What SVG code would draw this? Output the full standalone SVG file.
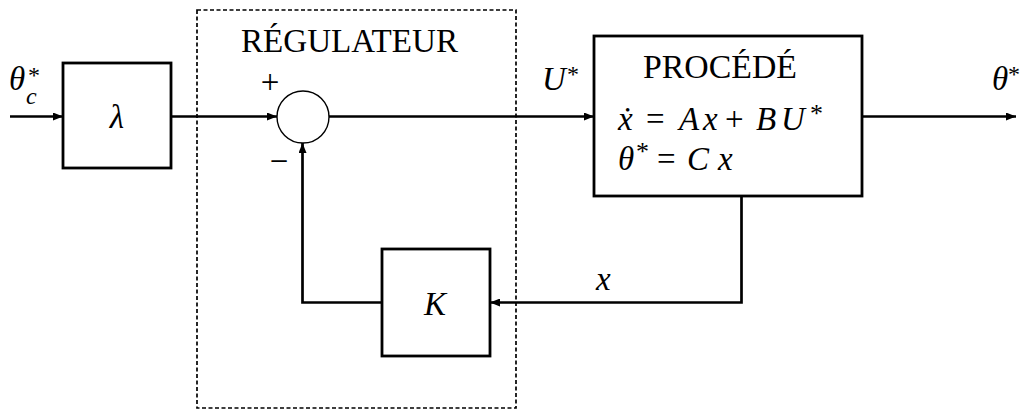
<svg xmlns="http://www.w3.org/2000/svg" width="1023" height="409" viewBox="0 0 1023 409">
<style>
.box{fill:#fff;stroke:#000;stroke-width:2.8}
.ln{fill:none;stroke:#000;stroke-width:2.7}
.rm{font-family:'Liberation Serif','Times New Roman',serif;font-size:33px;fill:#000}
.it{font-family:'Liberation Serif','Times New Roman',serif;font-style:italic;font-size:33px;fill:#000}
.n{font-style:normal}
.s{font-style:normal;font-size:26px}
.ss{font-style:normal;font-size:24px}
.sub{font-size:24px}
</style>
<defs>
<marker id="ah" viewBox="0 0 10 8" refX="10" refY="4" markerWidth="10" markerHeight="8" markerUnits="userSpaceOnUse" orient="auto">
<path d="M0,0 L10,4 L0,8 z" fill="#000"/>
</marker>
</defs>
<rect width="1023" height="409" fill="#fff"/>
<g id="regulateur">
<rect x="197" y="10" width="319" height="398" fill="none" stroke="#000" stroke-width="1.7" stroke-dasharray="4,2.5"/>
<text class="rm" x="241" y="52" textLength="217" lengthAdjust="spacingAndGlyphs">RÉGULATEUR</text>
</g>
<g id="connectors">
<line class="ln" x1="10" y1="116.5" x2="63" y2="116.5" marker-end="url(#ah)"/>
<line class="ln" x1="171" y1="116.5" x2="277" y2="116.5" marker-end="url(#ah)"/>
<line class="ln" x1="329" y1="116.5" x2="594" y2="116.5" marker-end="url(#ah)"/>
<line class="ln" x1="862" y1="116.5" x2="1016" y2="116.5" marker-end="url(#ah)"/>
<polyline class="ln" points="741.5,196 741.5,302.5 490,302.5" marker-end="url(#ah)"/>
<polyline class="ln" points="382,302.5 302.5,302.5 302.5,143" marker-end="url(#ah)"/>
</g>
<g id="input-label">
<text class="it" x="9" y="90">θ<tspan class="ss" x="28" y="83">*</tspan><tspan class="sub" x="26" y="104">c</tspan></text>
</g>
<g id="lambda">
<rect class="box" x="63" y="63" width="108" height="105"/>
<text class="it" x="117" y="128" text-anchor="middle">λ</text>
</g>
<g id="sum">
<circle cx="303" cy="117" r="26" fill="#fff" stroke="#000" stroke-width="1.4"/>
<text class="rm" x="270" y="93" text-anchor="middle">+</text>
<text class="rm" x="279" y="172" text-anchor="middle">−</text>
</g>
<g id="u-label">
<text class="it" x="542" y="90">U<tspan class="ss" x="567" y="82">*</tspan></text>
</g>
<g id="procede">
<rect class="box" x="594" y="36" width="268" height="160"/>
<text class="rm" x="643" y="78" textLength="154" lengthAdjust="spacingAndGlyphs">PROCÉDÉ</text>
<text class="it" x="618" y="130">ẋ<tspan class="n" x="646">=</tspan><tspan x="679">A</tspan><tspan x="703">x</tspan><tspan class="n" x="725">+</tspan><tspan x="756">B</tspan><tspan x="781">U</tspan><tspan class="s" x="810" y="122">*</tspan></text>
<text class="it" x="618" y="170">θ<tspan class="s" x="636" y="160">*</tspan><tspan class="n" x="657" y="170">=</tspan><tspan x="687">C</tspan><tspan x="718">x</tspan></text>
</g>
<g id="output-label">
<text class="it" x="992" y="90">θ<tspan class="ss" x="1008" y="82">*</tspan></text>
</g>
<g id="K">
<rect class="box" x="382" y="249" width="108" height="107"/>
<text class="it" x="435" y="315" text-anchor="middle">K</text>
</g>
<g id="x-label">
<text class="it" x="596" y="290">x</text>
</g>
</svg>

|---|

Transcribe the material as is, with images omitted.

_Written solution_:
What SVG code would draw this? Output the full standalone SVG file.
<svg xmlns="http://www.w3.org/2000/svg" width="1023" height="409" viewBox="0 0 1023 409">
<style>
.box{fill:#fff;stroke:#000;stroke-width:2.8}
.ln{fill:none;stroke:#000;stroke-width:2.7}
.rm{font-family:'Liberation Serif','Times New Roman',serif;font-size:33px;fill:#000}
.it{font-family:'Liberation Serif','Times New Roman',serif;font-style:italic;font-size:33px;fill:#000}
.n{font-style:normal}
.s{font-style:normal;font-size:26px}
.ss{font-style:normal;font-size:24px}
.sub{font-size:24px}
</style>
<defs>
<marker id="ah" viewBox="0 0 10 8" refX="10" refY="4" markerWidth="10" markerHeight="8" markerUnits="userSpaceOnUse" orient="auto">
<path d="M0,0 L10,4 L0,8 z" fill="#000"/>
</marker>
</defs>
<rect width="1023" height="409" fill="#fff"/>
<g id="regulateur">
<rect x="197" y="10" width="319" height="398" fill="none" stroke="#000" stroke-width="1.7" stroke-dasharray="4,2.5"/>
<text class="rm" x="241" y="52" textLength="217" lengthAdjust="spacingAndGlyphs">RÉGULATEUR</text>
</g>
<g id="connectors">
<line class="ln" x1="10" y1="116.5" x2="63" y2="116.5" marker-end="url(#ah)"/>
<line class="ln" x1="171" y1="116.5" x2="277" y2="116.5" marker-end="url(#ah)"/>
<line class="ln" x1="329" y1="116.5" x2="594" y2="116.5" marker-end="url(#ah)"/>
<line class="ln" x1="862" y1="116.5" x2="1016" y2="116.5" marker-end="url(#ah)"/>
<polyline class="ln" points="741.5,196 741.5,302.5 490,302.5" marker-end="url(#ah)"/>
<polyline class="ln" points="382,302.5 302.5,302.5 302.5,143" marker-end="url(#ah)"/>
</g>
<g id="input-label">
<text class="it" x="9" y="90">θ<tspan class="ss" x="28" y="83">*</tspan><tspan class="sub" x="26" y="104">c</tspan></text>
</g>
<g id="lambda">
<rect class="box" x="63" y="63" width="108" height="105"/>
<text class="it" x="117" y="128" text-anchor="middle">λ</text>
</g>
<g id="sum">
<circle cx="303" cy="117" r="26" fill="#fff" stroke="#000" stroke-width="1.4"/>
<text class="rm" x="270" y="93" text-anchor="middle">+</text>
<text class="rm" x="279" y="172" text-anchor="middle">−</text>
</g>
<g id="u-label">
<text class="it" x="542" y="90">U<tspan class="ss" x="567" y="82">*</tspan></text>
</g>
<g id="procede">
<rect class="box" x="594" y="36" width="268" height="160"/>
<text class="rm" x="643" y="78" textLength="154" lengthAdjust="spacingAndGlyphs">PROCÉDÉ</text>
<text class="it" x="618" y="130">ẋ<tspan class="n" x="646">=</tspan><tspan x="679">A</tspan><tspan x="703">x</tspan><tspan class="n" x="725">+</tspan><tspan x="756">B</tspan><tspan x="781">U</tspan><tspan class="s" x="810" y="122">*</tspan></text>
<text class="it" x="618" y="170">θ<tspan class="s" x="636" y="160">*</tspan><tspan class="n" x="657" y="170">=</tspan><tspan x="687">C</tspan><tspan x="718">x</tspan></text>
</g>
<g id="output-label">
<text class="it" x="992" y="90">θ<tspan class="ss" x="1008" y="82">*</tspan></text>
</g>
<g id="K">
<rect class="box" x="382" y="249" width="108" height="107"/>
<text class="it" x="435" y="315" text-anchor="middle">K</text>
</g>
<g id="x-label">
<text class="it" x="596" y="290">x</text>
</g>
</svg>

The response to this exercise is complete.